A 2008 Rand Corporation review of the NYPD’s training program found that no one holster was standard, recommended one that allowed secure retention when a weapon is holstered and observed two instances in which trainees were rated “fair” and “unacceptable” during role play that involved outsiders getting a hand on the trainee’s firearm.
Retired NYPD Lt. Daniel Modell, who used to work in the department’s firearms and tactics section, told the New York Daily News the most common holster in use on the streets of the Big Apple are Safariland No. 2955s, a Level II design that he contends was unwanted by other large departments.
“The LAPD didn’t think it was a good holster 20 years ago, so the NYPD got them for a bargain,” said Modell.
“It has a cheap snap, and the retention mechanism is crappy,” he said. “I had to replace it twice. One guy I knew had to replace his holster six times.”
While veteran officers can request the newer holster design, and new recruits since 2014 are issued one at the academy, only about a quarter of the NYPD’s 35,800 uniformed officers are so equipped.

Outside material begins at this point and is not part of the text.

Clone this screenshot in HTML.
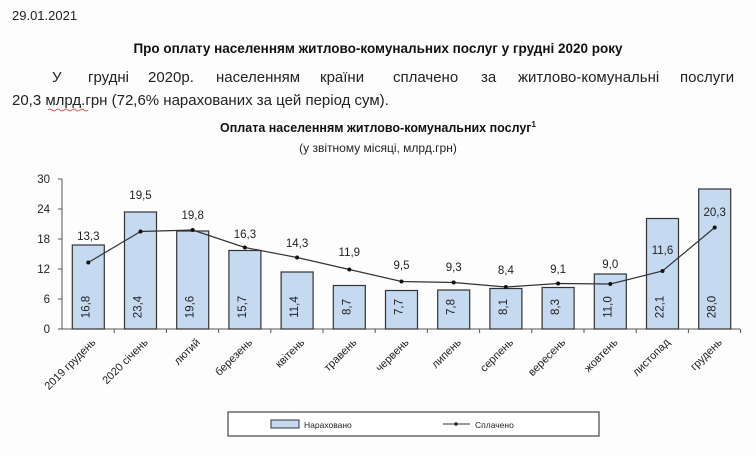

This comes as the city has shown off an impressive array of new military-grade equipment including a $7.5 million buy for 20,000 ballistic helmets and 6,000 NIJ Level III ballistic vests billed as being needed for counter-terrorism purposes. The latest allocation comes in addition to some $320 million, mostly in federal grants, received by the NYPD for everything from M4 rifles, armored vehicles, tactical escape hoods and belt-worn trauma kits in the past three years.